▶ Required task
Return the lines below exactly, from the first line to the line that contains "const rateTickValues = [20, 25, 30, 35, 40, 45, 50];". Leave out pictures.

┄┄┄┄┄┄

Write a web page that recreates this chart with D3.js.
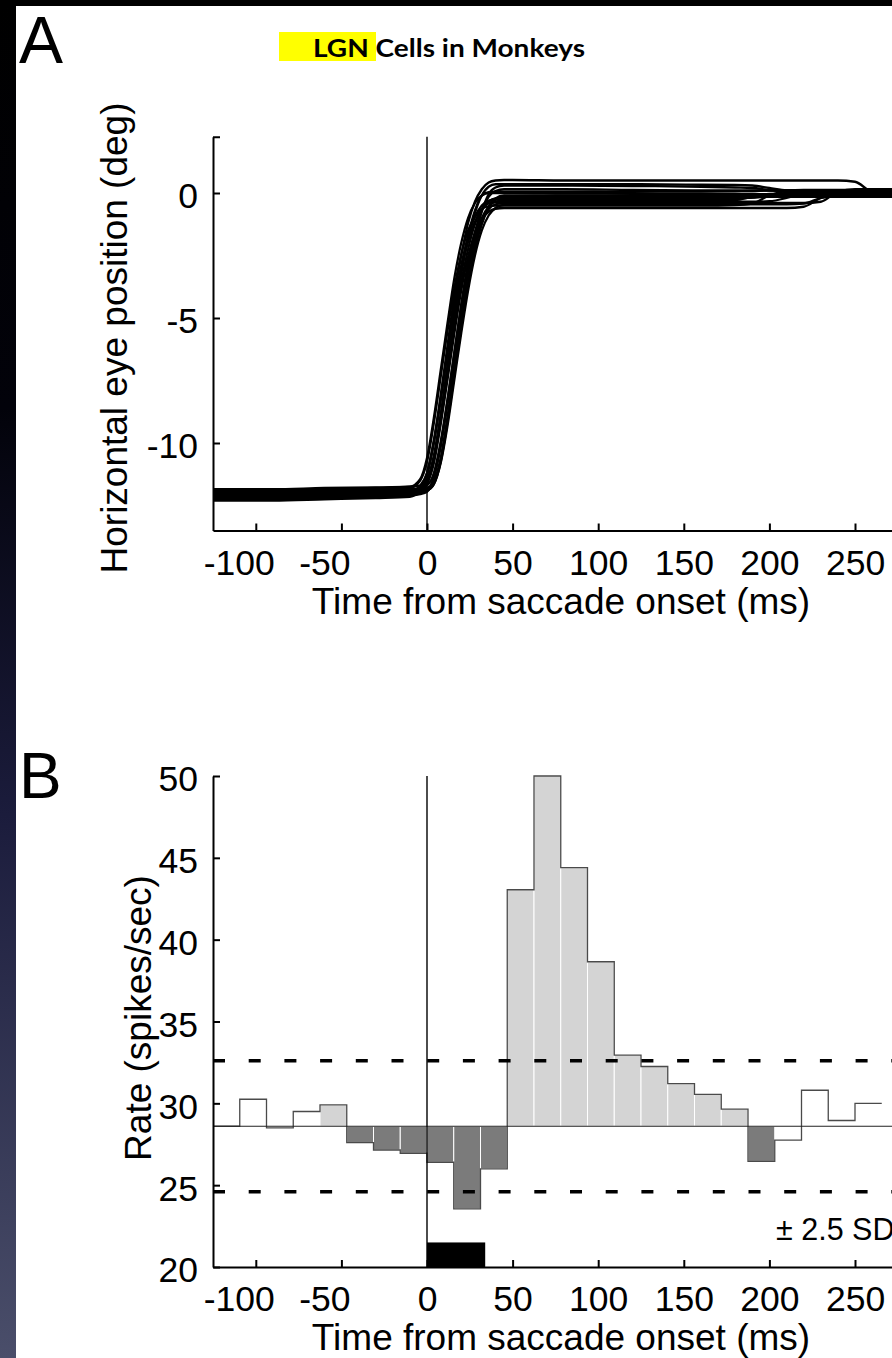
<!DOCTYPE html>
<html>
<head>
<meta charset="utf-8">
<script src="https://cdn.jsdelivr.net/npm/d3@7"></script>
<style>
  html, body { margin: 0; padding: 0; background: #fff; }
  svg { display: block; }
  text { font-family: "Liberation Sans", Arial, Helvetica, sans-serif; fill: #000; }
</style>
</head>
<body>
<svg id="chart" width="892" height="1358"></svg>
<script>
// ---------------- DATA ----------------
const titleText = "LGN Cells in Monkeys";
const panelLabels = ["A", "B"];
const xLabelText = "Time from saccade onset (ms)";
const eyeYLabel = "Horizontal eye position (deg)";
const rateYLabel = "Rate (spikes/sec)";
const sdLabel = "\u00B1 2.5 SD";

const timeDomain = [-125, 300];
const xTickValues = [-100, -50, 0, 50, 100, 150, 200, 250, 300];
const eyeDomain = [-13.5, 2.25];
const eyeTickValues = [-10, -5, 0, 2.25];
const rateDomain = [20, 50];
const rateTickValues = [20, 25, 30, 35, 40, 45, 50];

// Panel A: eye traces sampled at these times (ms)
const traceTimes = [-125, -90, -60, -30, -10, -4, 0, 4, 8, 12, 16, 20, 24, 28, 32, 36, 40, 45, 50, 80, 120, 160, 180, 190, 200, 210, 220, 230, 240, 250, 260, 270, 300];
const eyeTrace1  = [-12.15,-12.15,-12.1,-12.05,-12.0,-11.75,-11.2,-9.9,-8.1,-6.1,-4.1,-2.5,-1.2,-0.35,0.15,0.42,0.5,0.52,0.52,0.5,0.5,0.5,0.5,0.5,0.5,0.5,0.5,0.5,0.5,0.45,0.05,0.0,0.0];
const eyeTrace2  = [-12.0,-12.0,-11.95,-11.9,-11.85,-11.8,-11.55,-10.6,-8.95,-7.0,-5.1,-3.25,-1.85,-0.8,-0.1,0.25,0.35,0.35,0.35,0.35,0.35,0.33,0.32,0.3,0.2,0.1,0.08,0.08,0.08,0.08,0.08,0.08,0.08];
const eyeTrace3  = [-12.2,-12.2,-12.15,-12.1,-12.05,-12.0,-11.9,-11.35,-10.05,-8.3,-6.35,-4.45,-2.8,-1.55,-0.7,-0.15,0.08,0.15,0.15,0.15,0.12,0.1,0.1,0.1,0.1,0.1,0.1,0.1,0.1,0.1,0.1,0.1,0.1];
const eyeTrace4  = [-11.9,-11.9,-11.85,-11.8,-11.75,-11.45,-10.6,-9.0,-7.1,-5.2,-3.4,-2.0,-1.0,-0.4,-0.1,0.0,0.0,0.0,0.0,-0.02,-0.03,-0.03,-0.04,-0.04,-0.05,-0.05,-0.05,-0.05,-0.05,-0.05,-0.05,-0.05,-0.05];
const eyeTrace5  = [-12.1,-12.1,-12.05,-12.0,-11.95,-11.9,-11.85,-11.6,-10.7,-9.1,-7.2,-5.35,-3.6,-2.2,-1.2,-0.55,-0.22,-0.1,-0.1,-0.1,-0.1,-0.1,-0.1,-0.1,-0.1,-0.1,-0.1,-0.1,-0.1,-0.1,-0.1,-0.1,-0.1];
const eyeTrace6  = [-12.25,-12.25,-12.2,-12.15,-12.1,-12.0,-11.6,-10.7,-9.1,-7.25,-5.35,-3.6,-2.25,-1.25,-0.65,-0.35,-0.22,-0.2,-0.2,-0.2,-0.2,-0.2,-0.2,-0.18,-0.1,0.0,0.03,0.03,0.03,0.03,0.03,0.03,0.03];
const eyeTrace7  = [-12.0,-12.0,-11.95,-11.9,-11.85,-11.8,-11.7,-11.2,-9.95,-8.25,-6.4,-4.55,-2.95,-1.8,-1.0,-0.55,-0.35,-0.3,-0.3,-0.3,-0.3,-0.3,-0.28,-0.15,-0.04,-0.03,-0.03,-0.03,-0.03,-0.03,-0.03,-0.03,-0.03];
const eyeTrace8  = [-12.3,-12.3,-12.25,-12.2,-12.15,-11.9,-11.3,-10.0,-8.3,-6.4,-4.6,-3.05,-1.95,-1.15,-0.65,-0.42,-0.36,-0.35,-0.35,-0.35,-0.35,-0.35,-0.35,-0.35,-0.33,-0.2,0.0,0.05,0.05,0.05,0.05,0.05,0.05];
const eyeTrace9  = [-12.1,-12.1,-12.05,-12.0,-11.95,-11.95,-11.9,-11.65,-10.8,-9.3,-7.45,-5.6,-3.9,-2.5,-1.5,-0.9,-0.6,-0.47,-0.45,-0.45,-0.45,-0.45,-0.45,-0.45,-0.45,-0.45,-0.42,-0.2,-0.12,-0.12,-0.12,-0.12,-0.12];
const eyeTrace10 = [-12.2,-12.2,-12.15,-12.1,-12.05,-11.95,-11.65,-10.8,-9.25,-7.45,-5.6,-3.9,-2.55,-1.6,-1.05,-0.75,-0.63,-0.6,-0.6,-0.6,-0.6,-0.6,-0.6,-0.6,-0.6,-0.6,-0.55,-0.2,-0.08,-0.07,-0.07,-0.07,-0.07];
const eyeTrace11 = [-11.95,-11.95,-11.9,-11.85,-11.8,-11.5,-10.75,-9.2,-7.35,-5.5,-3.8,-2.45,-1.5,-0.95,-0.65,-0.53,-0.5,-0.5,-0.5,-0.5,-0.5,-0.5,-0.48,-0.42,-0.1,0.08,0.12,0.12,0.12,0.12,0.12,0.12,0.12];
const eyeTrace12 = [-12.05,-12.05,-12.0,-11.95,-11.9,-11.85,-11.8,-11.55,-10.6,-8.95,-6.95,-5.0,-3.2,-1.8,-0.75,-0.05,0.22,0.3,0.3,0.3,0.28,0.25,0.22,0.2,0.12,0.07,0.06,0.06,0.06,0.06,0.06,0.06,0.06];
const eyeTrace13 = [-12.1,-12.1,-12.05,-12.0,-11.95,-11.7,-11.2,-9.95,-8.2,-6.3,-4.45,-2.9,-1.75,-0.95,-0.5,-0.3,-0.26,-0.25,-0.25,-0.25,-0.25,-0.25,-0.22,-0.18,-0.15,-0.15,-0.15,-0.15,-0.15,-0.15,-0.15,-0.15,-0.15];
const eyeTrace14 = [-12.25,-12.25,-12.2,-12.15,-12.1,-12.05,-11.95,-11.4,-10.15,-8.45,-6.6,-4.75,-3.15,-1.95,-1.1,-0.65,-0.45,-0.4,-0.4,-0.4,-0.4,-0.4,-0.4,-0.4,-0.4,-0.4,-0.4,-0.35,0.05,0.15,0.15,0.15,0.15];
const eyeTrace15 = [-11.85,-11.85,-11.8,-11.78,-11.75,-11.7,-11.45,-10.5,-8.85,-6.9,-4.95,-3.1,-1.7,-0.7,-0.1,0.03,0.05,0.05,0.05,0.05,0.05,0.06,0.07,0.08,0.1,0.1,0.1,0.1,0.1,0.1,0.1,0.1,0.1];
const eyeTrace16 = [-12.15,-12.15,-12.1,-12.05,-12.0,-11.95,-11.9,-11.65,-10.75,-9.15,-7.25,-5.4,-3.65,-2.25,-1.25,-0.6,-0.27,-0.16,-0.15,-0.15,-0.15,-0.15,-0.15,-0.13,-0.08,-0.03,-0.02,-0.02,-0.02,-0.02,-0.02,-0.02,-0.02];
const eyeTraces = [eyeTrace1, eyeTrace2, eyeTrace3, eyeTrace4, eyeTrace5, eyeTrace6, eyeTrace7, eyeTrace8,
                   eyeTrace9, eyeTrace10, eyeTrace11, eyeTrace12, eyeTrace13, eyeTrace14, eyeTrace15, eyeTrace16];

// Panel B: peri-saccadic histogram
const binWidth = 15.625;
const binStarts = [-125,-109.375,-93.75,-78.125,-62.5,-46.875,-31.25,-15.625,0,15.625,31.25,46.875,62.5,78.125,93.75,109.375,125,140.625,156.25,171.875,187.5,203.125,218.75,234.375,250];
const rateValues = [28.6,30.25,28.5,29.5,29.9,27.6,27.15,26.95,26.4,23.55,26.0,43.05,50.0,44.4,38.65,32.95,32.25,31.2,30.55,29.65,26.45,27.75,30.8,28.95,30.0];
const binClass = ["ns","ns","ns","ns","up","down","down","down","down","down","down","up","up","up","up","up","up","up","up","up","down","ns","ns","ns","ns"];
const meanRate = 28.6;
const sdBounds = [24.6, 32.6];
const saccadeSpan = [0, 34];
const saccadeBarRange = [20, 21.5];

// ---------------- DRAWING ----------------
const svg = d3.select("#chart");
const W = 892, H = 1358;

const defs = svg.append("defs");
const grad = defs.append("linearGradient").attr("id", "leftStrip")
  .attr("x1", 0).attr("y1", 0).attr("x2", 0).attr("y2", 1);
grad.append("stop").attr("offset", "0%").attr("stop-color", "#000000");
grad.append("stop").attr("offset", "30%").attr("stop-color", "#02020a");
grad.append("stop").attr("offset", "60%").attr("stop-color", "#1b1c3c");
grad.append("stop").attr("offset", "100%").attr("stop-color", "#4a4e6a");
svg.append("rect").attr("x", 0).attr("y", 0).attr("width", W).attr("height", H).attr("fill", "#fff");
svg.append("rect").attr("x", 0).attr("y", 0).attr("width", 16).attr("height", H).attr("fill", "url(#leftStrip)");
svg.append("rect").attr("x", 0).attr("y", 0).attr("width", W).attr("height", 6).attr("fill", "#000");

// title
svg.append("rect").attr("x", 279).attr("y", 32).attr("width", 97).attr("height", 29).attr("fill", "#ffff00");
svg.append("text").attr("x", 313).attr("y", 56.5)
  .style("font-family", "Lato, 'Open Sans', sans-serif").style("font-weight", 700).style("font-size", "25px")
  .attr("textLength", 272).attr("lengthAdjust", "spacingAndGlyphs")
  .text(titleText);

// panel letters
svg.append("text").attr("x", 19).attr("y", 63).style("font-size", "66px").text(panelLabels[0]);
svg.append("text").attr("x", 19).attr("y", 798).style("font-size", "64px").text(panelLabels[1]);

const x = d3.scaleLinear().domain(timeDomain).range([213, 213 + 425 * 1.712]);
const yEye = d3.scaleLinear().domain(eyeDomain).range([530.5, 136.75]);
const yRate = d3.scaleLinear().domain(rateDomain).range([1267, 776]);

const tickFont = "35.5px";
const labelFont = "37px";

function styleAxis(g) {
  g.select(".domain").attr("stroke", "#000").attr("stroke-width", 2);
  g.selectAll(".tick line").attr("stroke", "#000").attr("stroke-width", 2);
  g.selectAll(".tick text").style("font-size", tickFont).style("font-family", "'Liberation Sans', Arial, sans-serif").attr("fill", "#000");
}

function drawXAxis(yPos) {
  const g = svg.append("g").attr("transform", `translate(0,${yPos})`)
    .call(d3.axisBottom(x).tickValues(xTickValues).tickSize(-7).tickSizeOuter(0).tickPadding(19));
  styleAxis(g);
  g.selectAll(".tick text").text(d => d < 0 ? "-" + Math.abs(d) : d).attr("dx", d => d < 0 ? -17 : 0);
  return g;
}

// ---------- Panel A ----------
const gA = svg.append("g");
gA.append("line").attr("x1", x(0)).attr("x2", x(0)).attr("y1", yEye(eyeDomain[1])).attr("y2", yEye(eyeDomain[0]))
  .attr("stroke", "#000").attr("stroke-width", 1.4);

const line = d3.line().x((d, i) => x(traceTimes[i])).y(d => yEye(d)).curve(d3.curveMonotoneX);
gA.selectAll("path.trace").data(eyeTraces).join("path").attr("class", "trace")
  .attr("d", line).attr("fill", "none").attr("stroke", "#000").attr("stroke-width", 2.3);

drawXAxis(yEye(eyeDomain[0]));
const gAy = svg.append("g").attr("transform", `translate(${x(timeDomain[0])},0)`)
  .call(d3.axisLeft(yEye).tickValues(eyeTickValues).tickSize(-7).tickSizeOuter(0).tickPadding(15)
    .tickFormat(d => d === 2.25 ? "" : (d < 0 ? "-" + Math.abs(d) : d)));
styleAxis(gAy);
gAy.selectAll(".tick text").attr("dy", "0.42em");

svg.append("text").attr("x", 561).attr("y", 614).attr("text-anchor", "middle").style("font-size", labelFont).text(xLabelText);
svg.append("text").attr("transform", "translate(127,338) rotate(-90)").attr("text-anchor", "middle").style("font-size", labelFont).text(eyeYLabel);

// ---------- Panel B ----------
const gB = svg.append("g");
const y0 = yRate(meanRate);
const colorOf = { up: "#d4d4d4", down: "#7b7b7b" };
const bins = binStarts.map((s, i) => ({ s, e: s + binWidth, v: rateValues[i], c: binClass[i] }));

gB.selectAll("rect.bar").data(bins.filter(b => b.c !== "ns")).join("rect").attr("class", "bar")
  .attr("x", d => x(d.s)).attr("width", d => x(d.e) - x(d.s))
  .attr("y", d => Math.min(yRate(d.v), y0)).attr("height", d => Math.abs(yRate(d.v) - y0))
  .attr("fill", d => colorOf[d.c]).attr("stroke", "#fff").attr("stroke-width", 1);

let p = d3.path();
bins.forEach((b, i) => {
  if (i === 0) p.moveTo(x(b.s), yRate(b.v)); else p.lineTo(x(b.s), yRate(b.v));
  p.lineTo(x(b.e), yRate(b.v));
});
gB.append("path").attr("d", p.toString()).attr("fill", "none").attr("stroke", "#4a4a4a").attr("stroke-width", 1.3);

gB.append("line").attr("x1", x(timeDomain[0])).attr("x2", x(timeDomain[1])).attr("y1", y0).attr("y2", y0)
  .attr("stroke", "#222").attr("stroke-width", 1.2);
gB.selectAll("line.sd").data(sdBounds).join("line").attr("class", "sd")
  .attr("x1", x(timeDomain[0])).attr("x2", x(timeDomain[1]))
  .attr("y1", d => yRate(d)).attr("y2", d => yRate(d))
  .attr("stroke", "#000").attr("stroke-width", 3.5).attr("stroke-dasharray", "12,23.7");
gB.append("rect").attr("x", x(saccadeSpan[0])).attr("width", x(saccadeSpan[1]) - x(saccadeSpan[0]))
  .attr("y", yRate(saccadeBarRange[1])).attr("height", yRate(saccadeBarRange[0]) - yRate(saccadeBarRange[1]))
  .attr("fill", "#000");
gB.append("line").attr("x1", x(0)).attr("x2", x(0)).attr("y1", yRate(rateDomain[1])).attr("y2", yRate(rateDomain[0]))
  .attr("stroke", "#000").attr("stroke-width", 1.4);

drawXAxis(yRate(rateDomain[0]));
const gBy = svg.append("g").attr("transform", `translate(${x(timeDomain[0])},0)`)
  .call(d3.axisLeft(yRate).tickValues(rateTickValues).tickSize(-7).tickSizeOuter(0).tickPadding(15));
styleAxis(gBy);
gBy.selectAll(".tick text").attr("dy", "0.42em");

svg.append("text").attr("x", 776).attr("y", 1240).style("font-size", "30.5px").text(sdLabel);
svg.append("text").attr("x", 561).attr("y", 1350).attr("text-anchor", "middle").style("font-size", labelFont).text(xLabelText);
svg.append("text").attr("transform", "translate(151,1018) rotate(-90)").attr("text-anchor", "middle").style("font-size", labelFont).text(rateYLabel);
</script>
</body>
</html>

┄┄┄┄┄┄

▶ Exercise answer
Write a web page that recreates this chart with D3.js.
<!DOCTYPE html>
<html>
<head>
<meta charset="utf-8">
<script src="https://cdn.jsdelivr.net/npm/d3@7"></script>
<style>
  html, body { margin: 0; padding: 0; background: #fff; }
  svg { display: block; }
  text { font-family: "Liberation Sans", Arial, Helvetica, sans-serif; fill: #000; }
</style>
</head>
<body>
<svg id="chart" width="892" height="1358"></svg>
<script>
// ---------------- DATA ----------------
const titleText = "LGN Cells in Monkeys";
const panelLabels = ["A", "B"];
const xLabelText = "Time from saccade onset (ms)";
const eyeYLabel = "Horizontal eye position (deg)";
const rateYLabel = "Rate (spikes/sec)";
const sdLabel = "\u00B1 2.5 SD";

const timeDomain = [-125, 300];
const xTickValues = [-100, -50, 0, 50, 100, 150, 200, 250, 300];
const eyeDomain = [-13.5, 2.25];
const eyeTickValues = [-10, -5, 0, 2.25];
const rateDomain = [20, 50];
const rateTickValues = [20, 25, 30, 35, 40, 45, 50];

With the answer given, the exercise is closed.